* WRITTEN INSTRUCTION: Only the pictures are left out: repeat the rest of the entries exactly.

Charts and diagrams as code:
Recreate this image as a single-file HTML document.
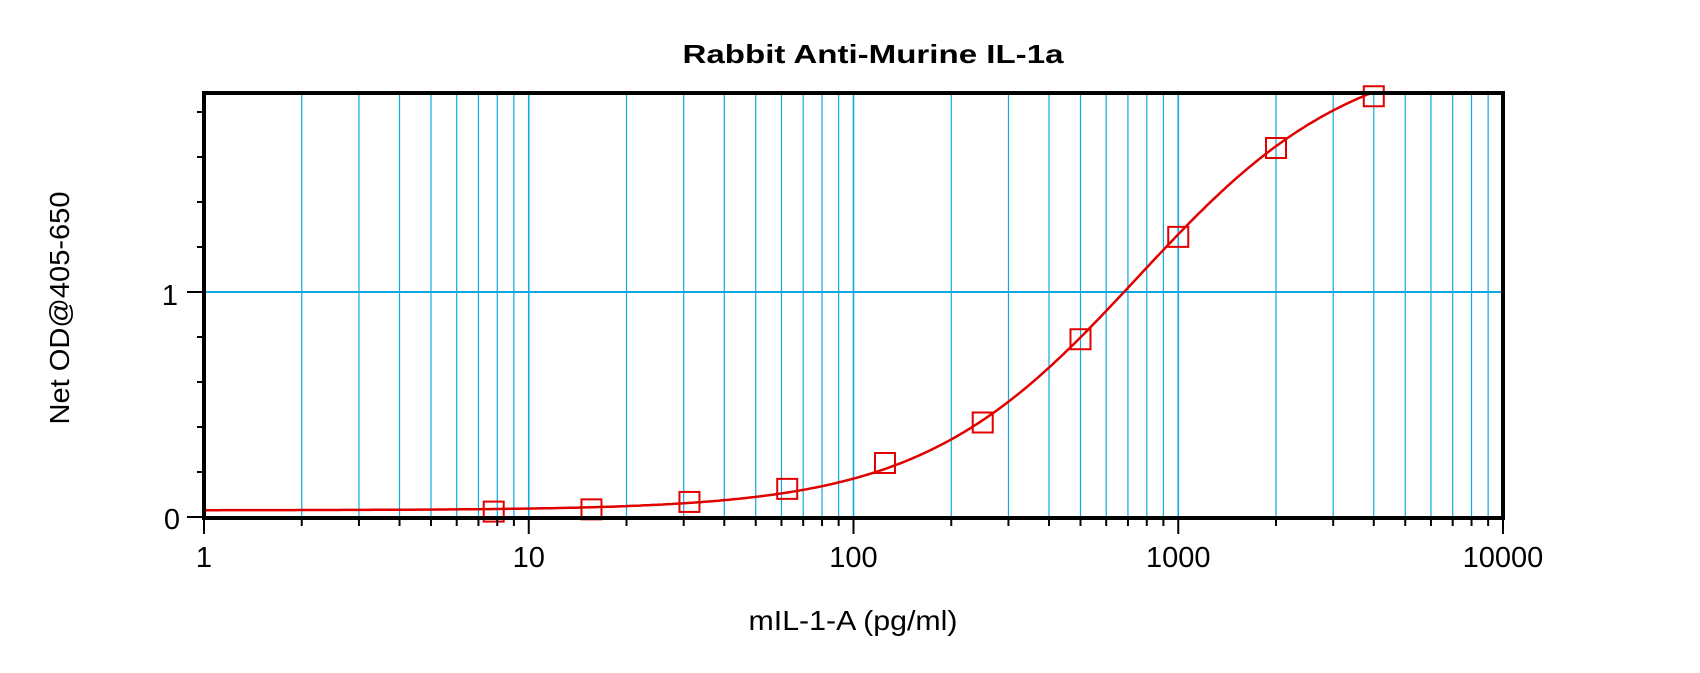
<!DOCTYPE html>
<html><head><meta charset="utf-8"><style>
html,body{margin:0;padding:0;background:#fff;}
svg text{font-family:"Liberation Sans",Arial,sans-serif;}
</style></head><body>
<svg id="s" width="1700" height="668" xmlns="http://www.w3.org/2000/svg">
<text x="873" y="63" font-size="26" font-weight="bold" text-anchor="middle" textLength="381" lengthAdjust="spacingAndGlyphs">Rabbit Anti-Murine IL-1a</text>
<g id="grid"></g>
<g id="curve"></g>
<rect x="204" y="93" width="1299" height="425" fill="none" stroke="#000" stroke-width="4"/>
<g id="ticks" stroke="#000" stroke-width="2"></g>
<g font-size="29" text-anchor="middle" id="xl"></g>
<text x="180" y="529" font-size="29" text-anchor="end">0</text>
<text x="178" y="305" font-size="29" text-anchor="end">1</text>
<text x="853" y="630" font-size="28" text-anchor="middle" textLength="209" lengthAdjust="spacingAndGlyphs">mIL-1-A (pg/ml)</text>
<text transform="translate(69,308) rotate(-90)" font-size="28" text-anchor="middle" textLength="233" lengthAdjust="spacingAndGlyphs">Net OD@405-650</text>
</svg>
<script>
const NS="http://www.w3.org/2000/svg";
const X0=204,DX=324.75,Y0=517,DY=225;
const sx=v=>X0+Math.log10(v)*DX, sy=v=>Y0-v*DY;
function el(p,t,a){const e=document.createElementNS(NS,t);for(const k in a)e.setAttribute(k,a[k]);p.appendChild(e);return e;}
const g=document.getElementById('grid'),tk=document.getElementById('ticks'),xl=document.getElementById('xl');
for(let d=0;d<4;d++)for(let m=1;m<10;m++){const v=m*Math.pow(10,d);const x=sx(v);
 if(!(d==0&&m==1)){el(g,'line',{x1:x,y1:93,x2:x,y2:518,stroke:'#10a8e0','stroke-width':m==1?1.6:1.2});}
 el(tk,'line',{x1:x,y1:518,x2:x,y2:m==1?534:526});}
el(tk,'line',{x1:1503,y1:518,x2:1503,y2:534});
el(g,'line',{x1:204,y1:sy(1),x2:1503,y2:sy(1),stroke:'#10a8e0','stroke-width':2});
for(let i=0;i<=9;i++){const y=sy(i*0.2);el(tk,'line',{x1:(i%5==0)?187:197,y1:y,x2:204,y2:y});}
[1,10,100,1000,10000].forEach(v=>{const t=el(xl,'text',{x:sx(v),y:567});t.textContent=v;});
const c=document.getElementById('curve');
const f=x=>2.1-2.07/(1+Math.pow(x/750,1.3));
let d="";for(let i=0;i<=400;i++){const lx=i/400*Math.log10(4000);const x=Math.pow(10,lx);d+=(i?"L":"M")+sx(x).toFixed(1)+","+sy(f(x)).toFixed(1);}
el(c,'path',{d:d,fill:'none',stroke:'#e00000','stroke-width':2.5});
const pts=[[7.8,0.024],[15.6,0.034],[31.25,0.067],[62.5,0.125],[125,0.24],[250,0.42],[500,0.79],[1000,1.245],[2000,1.64],[4000,1.87]];
pts.forEach(p=>{const x=sx(p[0]),y=sy(p[1]);el(c,'rect',{x:x-10,y:y-10,width:20,height:20,fill:'none',stroke:'#e00000','stroke-width':2});});
</script>
</body></html>
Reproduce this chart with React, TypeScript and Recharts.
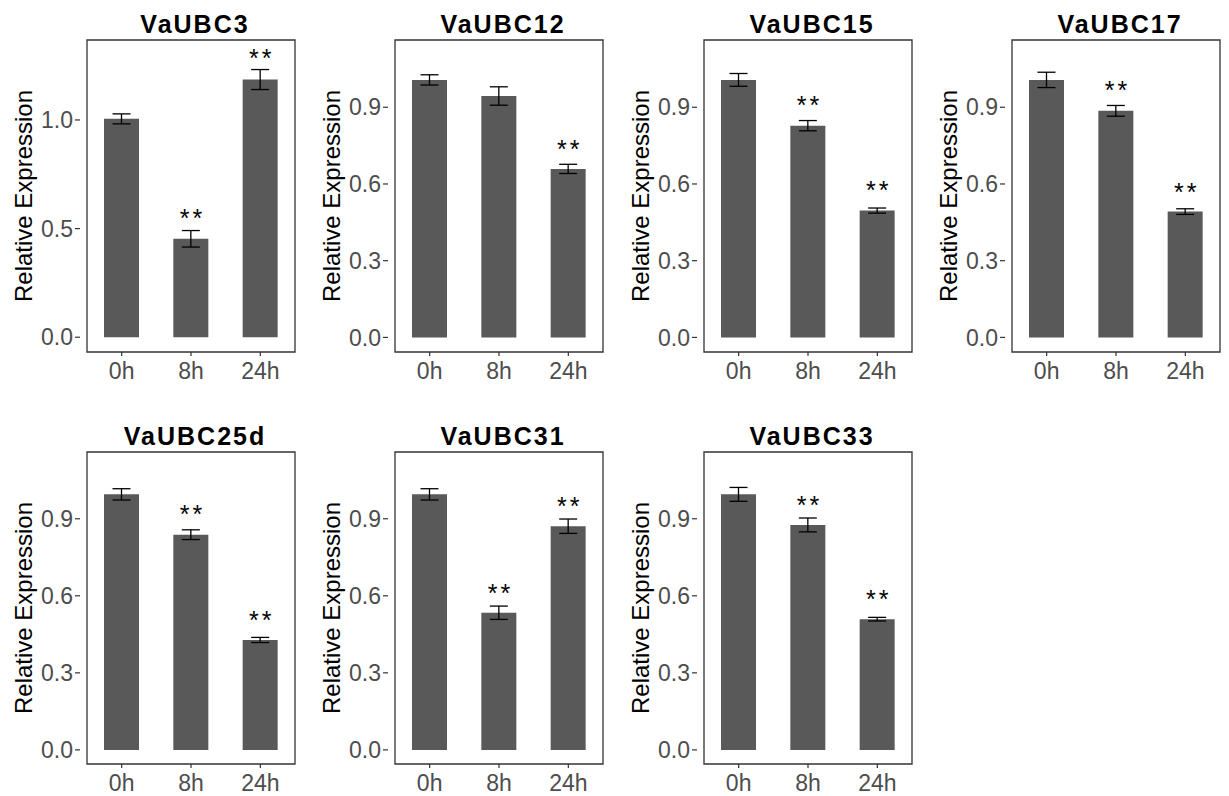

* SOLUTION TO THE EXERCISE:
Recreate this image as a single-file HTML document.
<!DOCTYPE html>
<html><head><meta charset="utf-8"><style>
html,body{margin:0;padding:0;background:#fff;}
svg text{font-family:"Liberation Sans",Arial,sans-serif;}
</style></head><body>
<svg id="s" width="1700" height="668" xmlns="http://www.w3.org/2000/svg">
<text x="873" y="63" font-size="26" font-weight="bold" text-anchor="middle" textLength="381" lengthAdjust="spacingAndGlyphs">Rabbit Anti-Murine IL-1a</text>
<g id="grid"></g>
<g id="curve"></g>
<rect x="204" y="93" width="1299" height="425" fill="none" stroke="#000" stroke-width="4"/>
<g id="ticks" stroke="#000" stroke-width="2"></g>
<g font-size="29" text-anchor="middle" id="xl"></g>
<text x="180" y="529" font-size="29" text-anchor="end">0</text>
<text x="178" y="305" font-size="29" text-anchor="end">1</text>
<text x="853" y="630" font-size="28" text-anchor="middle" textLength="209" lengthAdjust="spacingAndGlyphs">mIL-1-A (pg/ml)</text>
<text transform="translate(69,308) rotate(-90)" font-size="28" text-anchor="middle" textLength="233" lengthAdjust="spacingAndGlyphs">Net OD@405-650</text>
</svg>
<script>
const NS="http://www.w3.org/2000/svg";
const X0=204,DX=324.75,Y0=517,DY=225;
const sx=v=>X0+Math.log10(v)*DX, sy=v=>Y0-v*DY;
function el(p,t,a){const e=document.createElementNS(NS,t);for(const k in a)e.setAttribute(k,a[k]);p.appendChild(e);return e;}
const g=document.getElementById('grid'),tk=document.getElementById('ticks'),xl=document.getElementById('xl');
for(let d=0;d<4;d++)for(let m=1;m<10;m++){const v=m*Math.pow(10,d);const x=sx(v);
 if(!(d==0&&m==1)){el(g,'line',{x1:x,y1:93,x2:x,y2:518,stroke:'#10a8e0','stroke-width':m==1?1.6:1.2});}
 el(tk,'line',{x1:x,y1:518,x2:x,y2:m==1?534:526});}
el(tk,'line',{x1:1503,y1:518,x2:1503,y2:534});
el(g,'line',{x1:204,y1:sy(1),x2:1503,y2:sy(1),stroke:'#10a8e0','stroke-width':2});
for(let i=0;i<=9;i++){const y=sy(i*0.2);el(tk,'line',{x1:(i%5==0)?187:197,y1:y,x2:204,y2:y});}
[1,10,100,1000,10000].forEach(v=>{const t=el(xl,'text',{x:sx(v),y:567});t.textContent=v;});
const c=document.getElementById('curve');
const f=x=>2.1-2.07/(1+Math.pow(x/750,1.3));
let d="";for(let i=0;i<=400;i++){const lx=i/400*Math.log10(4000);const x=Math.pow(10,lx);d+=(i?"L":"M")+sx(x).toFixed(1)+","+sy(f(x)).toFixed(1);}
el(c,'path',{d:d,fill:'none',stroke:'#e00000','stroke-width':2.5});
const pts=[[7.8,0.024],[15.6,0.034],[31.25,0.067],[62.5,0.125],[125,0.24],[250,0.42],[500,0.79],[1000,1.245],[2000,1.64],[4000,1.87]];
pts.forEach(p=>{const x=sx(p[0]),y=sy(p[1]);el(c,'rect',{x:x-10,y:y-10,width:20,height:20,fill:'none',stroke:'#e00000','stroke-width':2});});
</script>
</body></html>
Reproduce this chart with React, TypeScript and Recharts.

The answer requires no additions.